What the exercise asks → Without the pictures, write out all the lines below exactly as they appear.

==========

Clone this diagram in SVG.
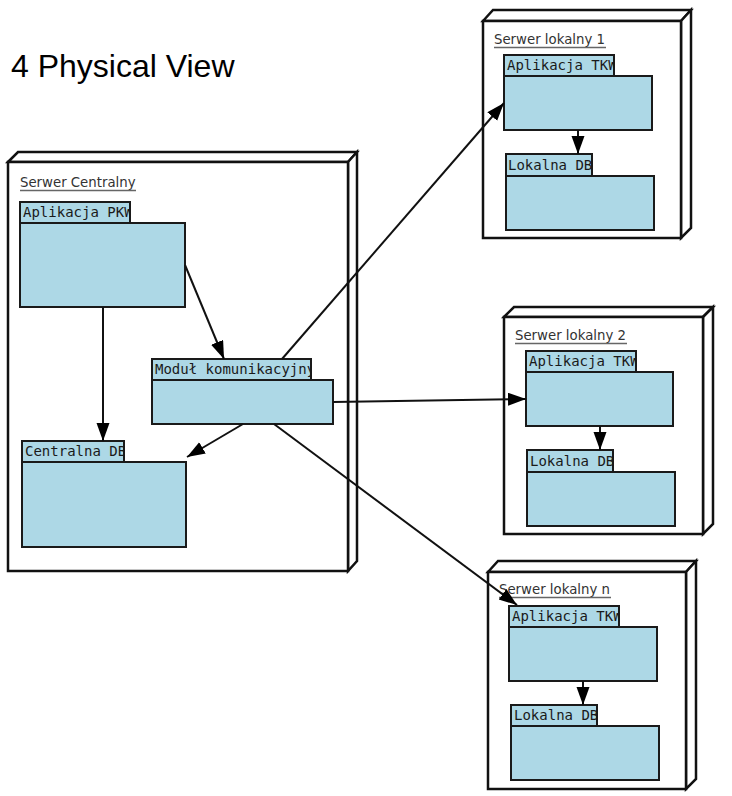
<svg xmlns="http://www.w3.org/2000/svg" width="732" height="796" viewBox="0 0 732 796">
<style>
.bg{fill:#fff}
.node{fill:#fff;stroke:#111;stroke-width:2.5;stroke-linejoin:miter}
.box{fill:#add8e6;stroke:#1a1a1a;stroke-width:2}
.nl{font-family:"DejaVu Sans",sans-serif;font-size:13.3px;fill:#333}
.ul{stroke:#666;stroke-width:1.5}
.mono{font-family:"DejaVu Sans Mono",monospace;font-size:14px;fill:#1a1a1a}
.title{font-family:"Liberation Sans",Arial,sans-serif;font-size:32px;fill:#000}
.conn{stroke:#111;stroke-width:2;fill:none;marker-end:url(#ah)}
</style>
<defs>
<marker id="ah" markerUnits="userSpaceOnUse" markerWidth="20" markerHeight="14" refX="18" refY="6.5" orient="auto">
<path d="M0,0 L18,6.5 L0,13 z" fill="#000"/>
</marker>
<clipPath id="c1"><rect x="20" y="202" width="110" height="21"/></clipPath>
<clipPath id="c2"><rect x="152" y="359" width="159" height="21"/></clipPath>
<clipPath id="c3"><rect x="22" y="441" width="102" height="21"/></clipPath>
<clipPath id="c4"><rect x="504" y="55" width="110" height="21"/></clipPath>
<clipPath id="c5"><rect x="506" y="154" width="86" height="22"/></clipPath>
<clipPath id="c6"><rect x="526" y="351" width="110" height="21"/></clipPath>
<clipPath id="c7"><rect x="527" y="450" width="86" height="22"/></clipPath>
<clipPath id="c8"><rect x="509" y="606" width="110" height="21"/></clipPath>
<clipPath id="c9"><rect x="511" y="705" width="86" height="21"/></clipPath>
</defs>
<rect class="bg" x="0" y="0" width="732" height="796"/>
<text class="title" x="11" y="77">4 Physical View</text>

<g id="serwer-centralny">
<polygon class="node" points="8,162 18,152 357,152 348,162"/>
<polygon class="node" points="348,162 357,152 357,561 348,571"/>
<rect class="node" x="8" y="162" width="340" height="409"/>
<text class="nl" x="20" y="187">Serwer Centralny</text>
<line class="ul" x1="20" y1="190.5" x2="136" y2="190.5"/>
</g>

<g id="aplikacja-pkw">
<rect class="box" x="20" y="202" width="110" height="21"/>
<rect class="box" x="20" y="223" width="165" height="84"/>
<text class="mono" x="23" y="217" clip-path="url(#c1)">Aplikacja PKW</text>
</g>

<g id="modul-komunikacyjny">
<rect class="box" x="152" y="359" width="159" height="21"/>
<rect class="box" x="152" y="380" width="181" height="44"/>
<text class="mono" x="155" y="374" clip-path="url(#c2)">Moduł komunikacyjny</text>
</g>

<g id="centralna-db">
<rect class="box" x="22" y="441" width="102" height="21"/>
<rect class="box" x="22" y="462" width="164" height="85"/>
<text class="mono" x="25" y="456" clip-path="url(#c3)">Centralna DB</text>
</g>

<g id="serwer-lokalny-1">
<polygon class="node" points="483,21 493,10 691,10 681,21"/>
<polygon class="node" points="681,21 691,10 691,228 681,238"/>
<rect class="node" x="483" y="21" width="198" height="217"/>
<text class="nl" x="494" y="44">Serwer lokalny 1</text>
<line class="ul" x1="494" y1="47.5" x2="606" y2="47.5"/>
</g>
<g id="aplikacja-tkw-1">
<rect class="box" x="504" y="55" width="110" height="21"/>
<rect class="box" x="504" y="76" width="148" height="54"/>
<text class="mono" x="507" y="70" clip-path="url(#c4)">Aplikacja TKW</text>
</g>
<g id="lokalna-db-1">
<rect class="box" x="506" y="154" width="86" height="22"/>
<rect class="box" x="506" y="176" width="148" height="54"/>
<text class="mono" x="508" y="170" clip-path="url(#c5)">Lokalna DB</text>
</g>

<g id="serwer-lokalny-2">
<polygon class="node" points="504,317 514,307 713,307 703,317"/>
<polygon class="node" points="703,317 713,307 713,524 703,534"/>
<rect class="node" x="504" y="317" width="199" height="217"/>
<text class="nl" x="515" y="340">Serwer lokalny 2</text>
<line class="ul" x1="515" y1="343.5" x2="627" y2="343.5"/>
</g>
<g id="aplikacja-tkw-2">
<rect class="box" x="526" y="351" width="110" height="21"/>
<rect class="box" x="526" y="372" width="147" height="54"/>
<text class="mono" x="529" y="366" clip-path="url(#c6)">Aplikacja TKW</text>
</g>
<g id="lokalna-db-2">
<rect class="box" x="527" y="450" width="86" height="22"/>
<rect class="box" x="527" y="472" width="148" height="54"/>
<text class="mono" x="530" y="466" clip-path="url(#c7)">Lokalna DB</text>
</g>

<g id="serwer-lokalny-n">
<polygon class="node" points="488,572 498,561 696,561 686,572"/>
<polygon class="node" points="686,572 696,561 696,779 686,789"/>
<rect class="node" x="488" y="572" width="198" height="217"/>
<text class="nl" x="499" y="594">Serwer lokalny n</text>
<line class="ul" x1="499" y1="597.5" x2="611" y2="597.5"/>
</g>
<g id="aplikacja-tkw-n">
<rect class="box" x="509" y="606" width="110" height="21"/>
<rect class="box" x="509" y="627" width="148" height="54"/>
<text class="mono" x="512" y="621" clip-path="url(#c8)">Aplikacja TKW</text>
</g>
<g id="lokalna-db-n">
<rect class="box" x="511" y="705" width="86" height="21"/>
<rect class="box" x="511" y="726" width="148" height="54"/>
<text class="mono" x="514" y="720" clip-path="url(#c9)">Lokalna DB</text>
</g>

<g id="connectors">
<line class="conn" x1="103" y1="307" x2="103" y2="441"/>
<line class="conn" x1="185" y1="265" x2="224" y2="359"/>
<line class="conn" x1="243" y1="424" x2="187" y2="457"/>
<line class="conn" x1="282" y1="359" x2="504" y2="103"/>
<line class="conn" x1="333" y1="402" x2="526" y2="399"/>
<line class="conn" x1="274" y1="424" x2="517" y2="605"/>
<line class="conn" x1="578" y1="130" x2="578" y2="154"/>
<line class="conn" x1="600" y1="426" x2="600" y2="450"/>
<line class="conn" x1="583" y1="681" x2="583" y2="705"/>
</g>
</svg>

==========

Final answer →
Clone this diagram in SVG.
<svg xmlns="http://www.w3.org/2000/svg" width="732" height="796" viewBox="0 0 732 796">
<style>
.bg{fill:#fff}
.node{fill:#fff;stroke:#111;stroke-width:2.5;stroke-linejoin:miter}
.box{fill:#add8e6;stroke:#1a1a1a;stroke-width:2}
.nl{font-family:"DejaVu Sans",sans-serif;font-size:13.3px;fill:#333}
.ul{stroke:#666;stroke-width:1.5}
.mono{font-family:"DejaVu Sans Mono",monospace;font-size:14px;fill:#1a1a1a}
.title{font-family:"Liberation Sans",Arial,sans-serif;font-size:32px;fill:#000}
.conn{stroke:#111;stroke-width:2;fill:none;marker-end:url(#ah)}
</style>
<defs>
<marker id="ah" markerUnits="userSpaceOnUse" markerWidth="20" markerHeight="14" refX="18" refY="6.5" orient="auto">
<path d="M0,0 L18,6.5 L0,13 z" fill="#000"/>
</marker>
<clipPath id="c1"><rect x="20" y="202" width="110" height="21"/></clipPath>
<clipPath id="c2"><rect x="152" y="359" width="159" height="21"/></clipPath>
<clipPath id="c3"><rect x="22" y="441" width="102" height="21"/></clipPath>
<clipPath id="c4"><rect x="504" y="55" width="110" height="21"/></clipPath>
<clipPath id="c5"><rect x="506" y="154" width="86" height="22"/></clipPath>
<clipPath id="c6"><rect x="526" y="351" width="110" height="21"/></clipPath>
<clipPath id="c7"><rect x="527" y="450" width="86" height="22"/></clipPath>
<clipPath id="c8"><rect x="509" y="606" width="110" height="21"/></clipPath>
<clipPath id="c9"><rect x="511" y="705" width="86" height="21"/></clipPath>
</defs>
<rect class="bg" x="0" y="0" width="732" height="796"/>
<text class="title" x="11" y="77">4 Physical View</text>

<g id="serwer-centralny">
<polygon class="node" points="8,162 18,152 357,152 348,162"/>
<polygon class="node" points="348,162 357,152 357,561 348,571"/>
<rect class="node" x="8" y="162" width="340" height="409"/>
<text class="nl" x="20" y="187">Serwer Centralny</text>
<line class="ul" x1="20" y1="190.5" x2="136" y2="190.5"/>
</g>

<g id="aplikacja-pkw">
<rect class="box" x="20" y="202" width="110" height="21"/>
<rect class="box" x="20" y="223" width="165" height="84"/>
<text class="mono" x="23" y="217" clip-path="url(#c1)">Aplikacja PKW</text>
</g>

<g id="modul-komunikacyjny">
<rect class="box" x="152" y="359" width="159" height="21"/>
<rect class="box" x="152" y="380" width="181" height="44"/>
<text class="mono" x="155" y="374" clip-path="url(#c2)">Moduł komunikacyjny</text>
</g>

<g id="centralna-db">
<rect class="box" x="22" y="441" width="102" height="21"/>
<rect class="box" x="22" y="462" width="164" height="85"/>
<text class="mono" x="25" y="456" clip-path="url(#c3)">Centralna DB</text>
</g>

<g id="serwer-lokalny-1">
<polygon class="node" points="483,21 493,10 691,10 681,21"/>
<polygon class="node" points="681,21 691,10 691,228 681,238"/>
<rect class="node" x="483" y="21" width="198" height="217"/>
<text class="nl" x="494" y="44">Serwer lokalny 1</text>
<line class="ul" x1="494" y1="47.5" x2="606" y2="47.5"/>
</g>
<g id="aplikacja-tkw-1">
<rect class="box" x="504" y="55" width="110" height="21"/>
<rect class="box" x="504" y="76" width="148" height="54"/>
<text class="mono" x="507" y="70" clip-path="url(#c4)">Aplikacja TKW</text>
</g>
<g id="lokalna-db-1">
<rect class="box" x="506" y="154" width="86" height="22"/>
<rect class="box" x="506" y="176" width="148" height="54"/>
<text class="mono" x="508" y="170" clip-path="url(#c5)">Lokalna DB</text>
</g>

<g id="serwer-lokalny-2">
<polygon class="node" points="504,317 514,307 713,307 703,317"/>
<polygon class="node" points="703,317 713,307 713,524 703,534"/>
<rect class="node" x="504" y="317" width="199" height="217"/>
<text class="nl" x="515" y="340">Serwer lokalny 2</text>
<line class="ul" x1="515" y1="343.5" x2="627" y2="343.5"/>
</g>
<g id="aplikacja-tkw-2">
<rect class="box" x="526" y="351" width="110" height="21"/>
<rect class="box" x="526" y="372" width="147" height="54"/>
<text class="mono" x="529" y="366" clip-path="url(#c6)">Aplikacja TKW</text>
</g>
<g id="lokalna-db-2">
<rect class="box" x="527" y="450" width="86" height="22"/>
<rect class="box" x="527" y="472" width="148" height="54"/>
<text class="mono" x="530" y="466" clip-path="url(#c7)">Lokalna DB</text>
</g>

<g id="serwer-lokalny-n">
<polygon class="node" points="488,572 498,561 696,561 686,572"/>
<polygon class="node" points="686,572 696,561 696,779 686,789"/>
<rect class="node" x="488" y="572" width="198" height="217"/>
<text class="nl" x="499" y="594">Serwer lokalny n</text>
<line class="ul" x1="499" y1="597.5" x2="611" y2="597.5"/>
</g>
<g id="aplikacja-tkw-n">
<rect class="box" x="509" y="606" width="110" height="21"/>
<rect class="box" x="509" y="627" width="148" height="54"/>
<text class="mono" x="512" y="621" clip-path="url(#c8)">Aplikacja TKW</text>
</g>
<g id="lokalna-db-n">
<rect class="box" x="511" y="705" width="86" height="21"/>
<rect class="box" x="511" y="726" width="148" height="54"/>
<text class="mono" x="514" y="720" clip-path="url(#c9)">Lokalna DB</text>
</g>

<g id="connectors">
<line class="conn" x1="103" y1="307" x2="103" y2="441"/>
<line class="conn" x1="185" y1="265" x2="224" y2="359"/>
<line class="conn" x1="243" y1="424" x2="187" y2="457"/>
<line class="conn" x1="282" y1="359" x2="504" y2="103"/>
<line class="conn" x1="333" y1="402" x2="526" y2="399"/>
<line class="conn" x1="274" y1="424" x2="517" y2="605"/>
<line class="conn" x1="578" y1="130" x2="578" y2="154"/>
<line class="conn" x1="600" y1="426" x2="600" y2="450"/>
<line class="conn" x1="583" y1="681" x2="583" y2="705"/>
</g>
</svg>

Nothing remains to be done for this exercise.